Leeser’s strategy was to wrap a continuous glass surface behind the landmark garage’s clapboard-patterned concrete facade. “We wanted to make it legible that this is all one theater project rather than two storefronts,” says Leeser, a finalist in the 2001 Eyebeam competition. “We pulled the facade behind the existing columns so you can see the rehearsal space and the theater from the outside, and once you’re inside, the street becomes part of the performance.”

The spaceshiplike lobby—with fluorescent lights beaming from angled walls—forms a kind of tunnel between the rehearsal and performance spaces, and doubles as lounge, exhibition area, and threshold between street and theater. “We needed this lobby to be sort of otherworldly,” Leeser says. “The walls couldn’t be just walls—they needed to have some sort of transformative quality that takes you into another reality.”

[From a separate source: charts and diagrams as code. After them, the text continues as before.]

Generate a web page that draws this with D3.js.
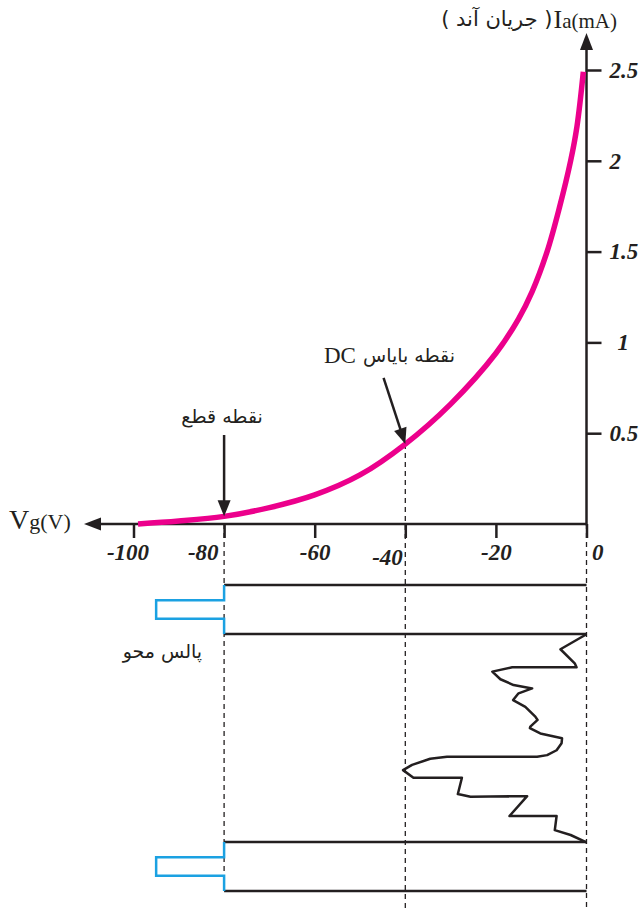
<!DOCTYPE html>
<html>
<head>
<meta charset="utf-8">
<script src="https://cdn.jsdelivr.net/npm/d3@7"></script>
<style>
  body { margin: 0; background: #fff; }
  svg { display: block; }
  .num { font-family: "Liberation Serif", "Times New Roman", serif; font-weight: bold; font-style: italic; font-size: 23px; fill: #231f20; }
  .fa { font-family: "DejaVu Sans", sans-serif; fill: #231f20; }
  .lat { font-family: "Liberation Serif", "Times New Roman", serif; fill: #231f20; }
</style>
</head>
<body>
<div id="chart"></div>
<script>
// ticks
var xTicks = [-100, -80, -60, -40, -20, 0];
var yTicks = [0.5, 1, 1.5, 2, 2.5];

// tube characteristic Ia (mA) against Vg (V)
var curveVg = [-99, -90, -80, -70, -60, -50, -40, -30, -20, -15, -12, -8.7, -6, -3.5, -2.1, -0.7];
var curveIa = [0, 0.016, 0.042, 0.09, 0.16, 0.27, 0.44, 0.66, 0.94, 1.13, 1.28, 1.5, 1.74, 2.0, 2.19, 2.49];

// grid signal below the axis, time runs downwards (0..10)
var rowT = [0, 1.6, 8.4, 10];
var pulseVg = [-80, -80, -95, -95, -80, -80];
var pulse1T = [0, 0.5, 0.5, 1.1, 1.1, 1.6];
var pulse2T = [8.4, 8.9, 8.9, 9.5, 9.5, 10];

var waveVg = [0, -5.75, -2.6, -2.2, -16.4, -20.8, -19.0, -16.1, -12.0, -15.0, -16.2, -13.5, -11.3, -10.8, -12.4, -12.5, -10.2,
              -5.4, -5.5, -6.6, -8.7, -10.9, -30.8, -34.5, -38.5, -40.5, -38.2, -27.5, -28.4, -25.6, -13.1, -17.0, -6.6,
              -7.0, -3.5, 0];
var waveT  = [1.61, 2.10, 2.56, 2.69, 2.69, 2.83, 3.08, 3.27, 3.38, 3.54, 3.76, 3.98, 4.30, 4.41, 4.63, 4.68, 4.85,
              5.01, 5.17, 5.40, 5.56, 5.61, 5.61, 5.68, 5.88, 6.05, 6.30, 6.30, 6.83, 6.92, 6.90, 7.55, 7.55,
              8.01, 8.17, 8.41];

// dashed guides
var guideVg = [-80, -40, 0];
var guideIa = [0, 0.44, 0];
var guideT = [10, 10.65, 10.65];

// annotation arrows
var annoText = ["نقطه قطع", "نقطه بایاس"];
var annoFrom = [[-80, 0.49], [-44.8, 0.805]];
var annoTo = [[-80, 0.042], [-40, 0.44]];

var W = 644, H = 911;
var ink = "#231f20";

var svg = d3.select("#chart").append("svg")
    .attr("width", W)
    .attr("height", H);

svg.append("rect").attr("width", W).attr("height", H).attr("fill", "#fff");

var x = d3.scaleLinear().domain([-100, 0]).range([133.5, 586.5]);
var y = d3.scaleLinear().domain([0, 2.5]).range([524, 70]);
var t = d3.scaleLinear().domain([0, 10]).range([585, 891]);

// dashed guides
guideVg.forEach(function (v, i) {
    svg.append("line")
        .attr("x1", x(v)).attr("x2", x(v))
        .attr("y1", y(guideIa[i])).attr("y2", t(guideT[i]))
        .attr("stroke", ink).attr("stroke-width", 1.3)
        .attr("stroke-dasharray", "5,4");
});

// axis lines with arrows
svg.append("line")
    .attr("x1", x(0)).attr("x2", 100).attr("y1", y(0)).attr("y2", y(0))
    .attr("stroke", ink).attr("stroke-width", 2.5);
svg.append("path")
    .attr("d", "M84," + y(0) + "L101," + (y(0) - 6.5) + "L101," + (y(0) + 6.5) + "Z")
    .attr("fill", ink);
svg.append("line")
    .attr("x1", x(0)).attr("x2", x(0)).attr("y1", y(0) + 1.2).attr("y2", 49)
    .attr("stroke", ink).attr("stroke-width", 2.5);
svg.append("path")
    .attr("d", "M" + x(0) + ",33L" + (x(0) - 6.5) + ",50L" + (x(0) + 6.5) + ",50Z")
    .attr("fill", ink);

// x axis ticks
var gx = svg.append("g")
    .attr("transform", "translate(0," + y(0) + ")")
    .call(d3.axisBottom(x).tickValues(xTicks).tickSize(14).tickPadding(6).tickFormat(function (d) { return String(d); }));
gx.select(".domain").remove();
gx.selectAll(".tick line").attr("stroke", ink).attr("stroke-width", 2.5);
gx.selectAll(".tick text")
    .attr("class", "num")
    .attr("fill", null)
    .each(function (d) {
        var s = d3.select(this);
        if (d === -80) s.attr("text-anchor", "end").attr("x", -6);
        else if (d === -40) s.attr("text-anchor", "end").attr("x", -3).attr("y", 25);
        else if (d === 0) s.attr("text-anchor", "start").attr("x", 5);
        else if (d === -100) s.attr("x", -6);
    });
gx.attr("font-size", null).attr("font-family", null);

// y axis ticks
var gy = svg.append("g")
    .attr("transform", "translate(" + x(0) + ",0)")
    .call(d3.axisRight(y).tickValues(yTicks).tickSize(15).tickPadding(8).tickFormat(function (d) { return String(d); }));
gy.select(".domain").remove();
gy.selectAll(".tick line").attr("stroke", ink).attr("stroke-width", 2.5);
gy.selectAll(".tick text")
    .attr("class", "num")
    .attr("fill", null)
    .each(function (d) {
        if (d === 1) d3.select(this).attr("x", 31);
    });
gy.attr("font-size", null).attr("font-family", null);

// characteristic curve
var line = d3.line()
    .x(function (d) { return x(d[0]); })
    .y(function (d) { return y(d[1]); })
    .curve(d3.curveCatmullRom.alpha(0.5));
svg.append("path")
    .datum(d3.zip(curveVg, curveIa))
    .attr("d", line)
    .attr("fill", "none")
    .attr("stroke", "#ec008c")
    .attr("stroke-width", 5.5);

// annotation arrows
function arrow(x1, y1, x2, y2) {
    var dx = x2 - x1, dy = y2 - y1, L = Math.sqrt(dx * dx + dy * dy);
    var ux = dx / L, uy = dy / L, hl = 16, hw = 6.5;
    var bx = x2 - ux * hl, by = y2 - uy * hl;
    svg.append("line")
        .attr("x1", x1).attr("y1", y1).attr("x2", bx + ux * 2).attr("y2", by + uy * 2)
        .attr("stroke", ink).attr("stroke-width", 2.5);
    svg.append("path")
        .attr("d", "M" + x2 + "," + y2 + "L" + (bx - uy * hw) + "," + (by + ux * hw) +
              "L" + (bx + uy * hw) + "," + (by - ux * hw) + "Z")
        .attr("fill", ink);
}
annoFrom.forEach(function (f, i) {
    arrow(x(f[0]), y(f[1]), x(annoTo[i][0]), y(annoTo[i][1]));
});

// annotation labels
svg.append("text").attr("class", "fa")
    .attr("x", x(annoFrom[0][0]) - 2).attr("y", y(annoFrom[0][1]) - 12)
    .attr("text-anchor", "middle").attr("font-size", 19)
    .text(annoText[0]);

var dcFa = svg.append("text").attr("class", "fa")
    .attr("x", 455).attr("y", y(annoFrom[1][1]) - 16)
    .attr("text-anchor", "end").attr("font-size", 19)
    .text(annoText[1]);
var dcW = dcFa.node().getComputedTextLength();
svg.append("text").attr("class", "lat")
    .attr("x", 455 - dcW - 7).attr("y", y(annoFrom[1][1]) - 15)
    .attr("text-anchor", "end").attr("font-size", 23)
    .text("DC");

// trace lines of the grid signal
rowT.forEach(function (r) {
    svg.append("line")
        .attr("x1", x(-80)).attr("x2", x(0))
        .attr("y1", t(r)).attr("y2", t(r))
        .attr("stroke", ink).attr("stroke-width", 2.5);
});

var tline = d3.line()
    .x(function (d) { return x(d[0]); })
    .y(function (d) { return t(d[1]); });

[pulse1T, pulse2T].forEach(function (p) {
    svg.append("path")
        .datum(d3.zip(pulseVg, p))
        .attr("d", tline)
        .attr("fill", "none")
        .attr("stroke", "#1ba1e2")
        .attr("stroke-width", 2.5);
});

svg.append("path")
    .datum(d3.zip(waveVg, waveT))
    .attr("d", tline)
    .attr("fill", "none")
    .attr("stroke", ink)
    .attr("stroke-width", 2.5)
    .attr("stroke-linejoin", "round");

svg.append("text").attr("class", "fa")
    .attr("x", x(-80) - 22).attr("y", t(rowT[1]) + 24)
    .attr("text-anchor", "end").attr("font-size", 19)
    .text("پالس محو");

// axis titles
var vg = svg.append("text").attr("class", "lat").attr("x", 9).attr("y", 529);
vg.append("tspan").attr("font-size", 28).text("V");
vg.append("tspan").attr("font-size", 22).text("g(V)");

var ia = svg.append("text").attr("class", "lat")
    .attr("x", 617).attr("y", 28).attr("text-anchor", "end");
ia.append("tspan").attr("font-size", 26).text("I");
ia.append("tspan").attr("font-size", 21).text("a(mA)");
var iaW = ia.node().getComputedTextLength();
svg.append("text").attr("class", "fa")
    .attr("x", 617 - iaW - 1).attr("y", 26)
    .attr("text-anchor", "end").attr("font-size", 21)
    .attr("direction", "ltr")
    .text("( جریان آند )");
</script>
</body>
</html>
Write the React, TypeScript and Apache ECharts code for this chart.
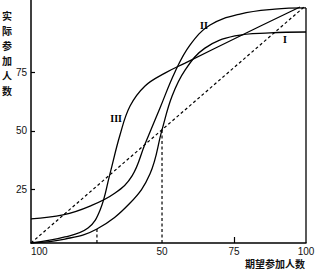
import React, { useEffect, useRef } from "react";
import * as echarts from "echarts";

// Axis ticks
const xTickValues = [4.5, 50, 75, 100];
const xTickLabels = ["100", "50", "75", "100"];
const xTickMarks = [75];
const yTickValues = [25, 50, 75];
const yTickLabels = ["25", "50", "75"];

// Curve I
const curveIx = [4.5, 16.3, 27.4, 38.9, 45.8, 50.0, 53.5, 58.0, 64.9, 75.3, 87.5, 100];
const curveIy = [2, 3.7, 8.0, 19.1, 31.5, 50.4, 64.9, 76.0, 85.4, 90.6, 91.9, 92.3];

// Curve II
const curveIIx = [4.5, 15.6, 25.0, 33.7, 39.6, 44.1, 49.3, 54.5, 59.7, 66.7, 77.1, 89.2, 100];
const curveIIy = [12.3, 14.0, 17.8, 23.4, 30.7, 44.4, 59.8, 75.2, 86.7, 95.3, 100.0, 102.1, 102.6];

// Curve III
const curveIIIx = [4.5, 16.3, 24.3, 28.5, 31.9, 35.4, 38.9, 44.1, 51.0, 58.0, 77.1, 97.9];
const curveIIIy = [2, 4.6, 8.4, 16.1, 31.5, 48.2, 60.6, 69.2, 74.7, 79.0, 90.6, 103.0];

// Reference lines
const diagonalX = [4.5, 99.7];
const diagonalY = [2, 103.4];
const dropAX = [27.4, 27.4];
const dropAY = [2, 8.0];
const dropBX = [50, 50];
const dropBY = [2, 50.4];
const rightEdgeX = [100, 100];
const rightEdgeY = [2, 102.6];

const zip = (xs: number[], ys: number[]) => xs.map((x, i) => [x, ys[i]]);

export default function App() {
  const ref = useRef<HTMLDivElement>(null);

  useEffect(() => {
    if (!ref.current) return;
    const chart = echarts.init(ref.current, undefined, { renderer: "svg" });
    const solid = { color: "#000", width: 1.3 };
    const dashed = { color: "#000", width: 1.2, type: [3, 2.5] as any };
    const mk = (name: string, data: number[][], lineStyle: any, smooth: number | boolean) => ({
      name,
      type: "line",
      data,
      showSymbol: false,
      symbol: "none",
      smooth,
      lineStyle,
      silent: true,
      z: 3,
    });
    const numFont = { fontFamily: "Liberation Sans", fontSize: 10, color: "#111" };
    chart.setOption({
      animation: false,
      backgroundColor: "#fff",
      grid: { left: 31, right: 9, top: 0, bottom: 27, outerBoundsMode: "none" },
      xAxis: {
        type: "value",
        min: 4.5,
        max: 100,
        axisLine: { show: true, lineStyle: { color: "#000", width: 1.5 } },
        axisTick: { show: true, inside: true, length: 6, customValues: xTickMarks, lineStyle: { color: "#000", width: 1.2 } },
        axisLabel: {
          ...numFont,
          margin: 3,
          customValues: xTickValues,
          alignMinLabel: "left",
          formatter: (v: number) => {
            const i = xTickValues.findIndex((t) => Math.abs(t - v) < 1e-6);
            return i >= 0 ? xTickLabels[i] : "";
          },
        },
        splitLine: { show: false },
      },
      yAxis: {
        type: "value",
        min: 2,
        max: 106,
        axisLine: { show: true, lineStyle: { color: "#000", width: 1.5 } },
        axisTick: { show: true, inside: true, length: 4, customValues: yTickValues, lineStyle: { color: "#000", width: 1.2 } },
        axisLabel: {
          ...numFont,
          margin: 4,
          customValues: yTickValues,
          formatter: (v: number) => {
            const i = yTickValues.findIndex((t) => Math.abs(t - v) < 1e-6);
            return i >= 0 ? yTickLabels[i] : "";
          },
        },
        splitLine: { show: false },
      },
      series: [
        mk("I", zip(curveIx, curveIy), solid, 0.4),
        mk("II", zip(curveIIx, curveIIy), solid, 0.4),
        mk("III", zip(curveIIIx, curveIIIy), solid, 0.4),
        mk("diag", zip(diagonalX, diagonalY), dashed, false),
        mk("dropA", zip(dropAX, dropAY), dashed, false),
        mk("dropB", zip(dropBX, dropBY), dashed, false),
        mk("edge", zip(rightEdgeX, rightEdgeY), { color: "#000", width: 1.3 }, false),
      ],
      graphic: [
        {
          type: "text",
          left: 2,
          top: 8,
          style: {
            text: "实\n际\n参\n加\n人\n数",
            fontFamily: "Noto Sans CJK SC",
            fontWeight: "bold",
            fontSize: 10,
            lineHeight: 15,
            fill: "#111",
          },
        },
        {
          type: "text",
          x: 305,
          y: 263,
          style: {
            text: "期望参加人数",
            fontFamily: "Noto Sans CJK SC",
            fontWeight: "bold",
            fontSize: 10,
            fill: "#111",
            align: "right",
            verticalAlign: "middle",
          },
        },
        {
          type: "text",
          x: 122,
          y: 118,
          style: { text: "III", fontFamily: "Liberation Serif", fontWeight: "bold", fontSize: 10, fill: "#000", align: "right", verticalAlign: "middle" },
        },
        {
          type: "text",
          x: 204,
          y: 25,
          style: { text: "II", fontFamily: "Liberation Serif", fontWeight: "bold", fontSize: 10, fill: "#000", align: "center", verticalAlign: "middle" },
        },
        {
          type: "text",
          x: 285,
          y: 39,
          style: { text: "I", fontFamily: "Liberation Serif", fontWeight: "bold", fontSize: 10, fill: "#000", align: "center", verticalAlign: "middle" },
        },
      ],
    });
    return () => chart.dispose();
  }, []);

  return (
    <div
      ref={ref}
      style={{ position: "fixed", left: 0, top: 0, width: 315, height: 270, background: "#fff" }}
    />
  );
}
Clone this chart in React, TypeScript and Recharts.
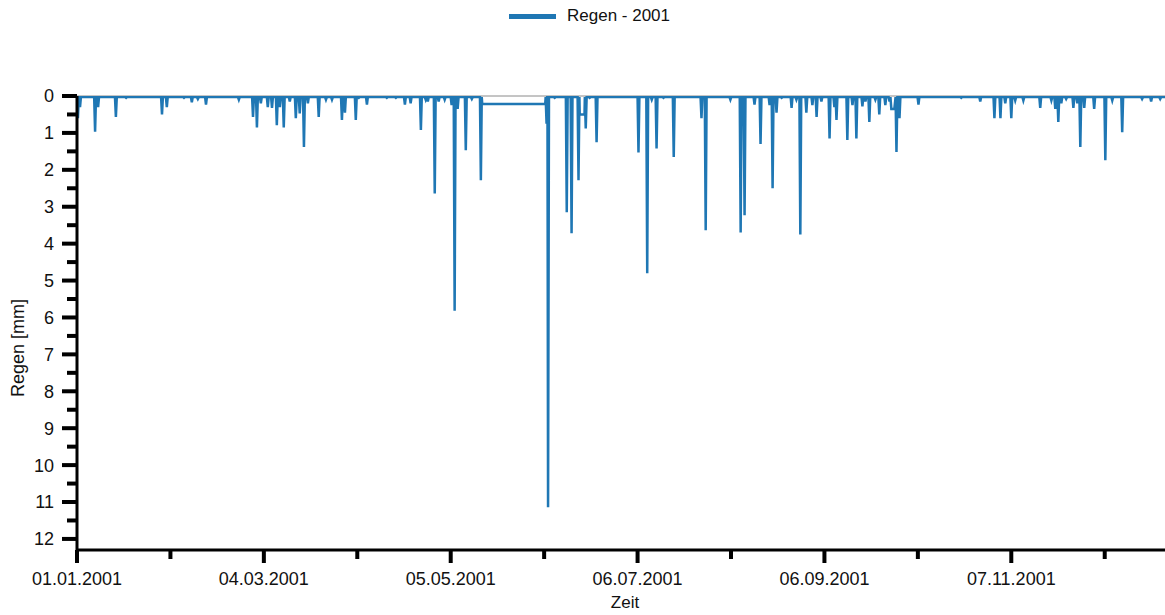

The first of 63 cultural projects funded by the Lower Manhattan Development Corporation to open so far, 3LD—along with the Jenny Holzer installation at the base of 7 World Trade, commissioned by developer Larry Silverstein—is a sign that now that the interested parties are letting the World Trade Center leaseholder start building, life might finally return to the 16-acre hole in the ground as well. “There is still nothing in Ground Zero,” Cunningham says. “Everyone who lives down here has been like, Just leave Larry alone and let him build something. Stay out of his goddamn way.”